Q1. How can I learn Marketing?

One can opt for an MBA Marketing which is a popular 2-year MBA specialisation for candidates interested in learning about market strategies, branding, advertising, and how to manage resources used in marketing. Students aspiring to pursue an MBA in Marketing must have 50% marks in graduation and valid scores in CAT, ATMA, MAT or any other national level MBA exams. You can also do certificate courses in Sales & Marketing from top colleges in India like IIM Ahmedabad, IIM Calcutta, IIM Lucknow, IIM Kozhikode, IIM Indore, S.P. Jain Institute of Management, IIM Ranchi, Symbiosis Institute of Management, IIM Rohtak, ICFAI Business School, Great Lakes Institute of Management, or the MICA School of Ideas.
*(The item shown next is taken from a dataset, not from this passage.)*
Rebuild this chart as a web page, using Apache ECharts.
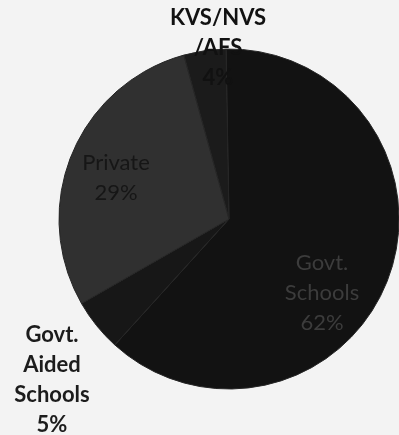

Q2. What are the 4 Ps of Marketing?

The four Ps of marketing are the key factors that determine the marketing of a good or service. These are the product, price, place, and promotion of a good or service. The concept of the four Ps has been around since the 1950s. As the marketing industry evolved, the concepts of people, process, and physical evidence have become essential components of marketing a product. Product refers to a good or service that a company offers to customers. Price is the cost consumers pay for a product. Place is determining where to sell a product and how to deliver the product to the market. Lastly, promotion includes advertising, public relations, and promotional strategy.

Q3. What is taught in Marketing?

Students in marketing learn the ways businesses maintain relationships with their audiences through targeted activities that create, communicate, and deliver offerings to them. Marketing touches many areas of study, and makes the learners well-versed in advertising, communications, consumer behaviour, public relations, marketing strategy, and research. The key skills that are taught in marketing are general numerical skills including ability to analyse mathematical and statistical data, communicate clearly and concisely, planning in advance, strategic thinking, research and data analysis, problem-solving, practical understanding of modern media, and knowledge of international markets.